Overall this curriculum just feels like it needs more actual work and less storytelling, at least for an autistic child that has adhd. The stories are too ‘girly’ for him – he finds the beautiful, flowery language too much. He’s a kid that loves Star Wars light saber battles, not collecting pretty seashells and shiny marbles.

The only other issue is that we are not from the USA. Our money and measurements are different. We use Metric, not imperial. Our coins and bills are different. We don’t use pennies. Not a deal breaker, but a real pain to work around sometimes.

I’ve decided to keep using this curriculum, mainly because we paid for it, and it’s definitely not cheap, even as a pdf!

I like how the Good and the Beautiful Math uses the spiral method, so Peanut doesn’t get bored. I need to keep editing it to shorter lessons without the long stories, cutting it down to bare bones for the actual teaching. The games are good for reinforcement and Peanut enjoys them.
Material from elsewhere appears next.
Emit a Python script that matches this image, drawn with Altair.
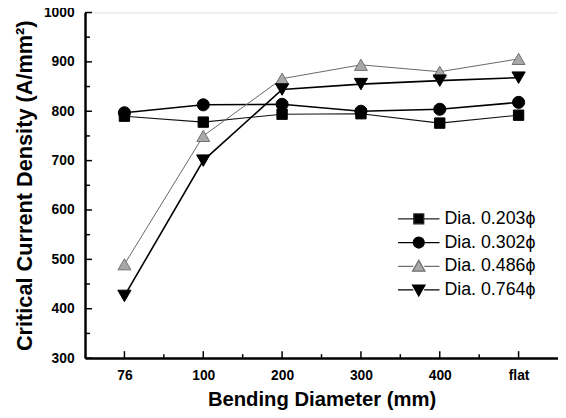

Where this curriculum fails is the student work pages just aren’t enough actual practice in my opinion, and I really want some kind of periodical assessments, maybe every 3 weeks or so to see the improvements. Yes, there is a final assessment, but I worry that if he doesn’t pass it, it may have been noticed during more frequent assessments and we could spend a few days on it rather than waiting to the end of the year.

The Good and the Beautiful Math 1 will remain as our “spine” for math, but I am now supplementing it with a couple of worksheets daily  that Peanut can do independently. I’ll make another post on what they are another time! This brings our math day from 10 minutes up to about 20 now, it feels more reasonable and Peanut gets much more practice without being overwhelmed.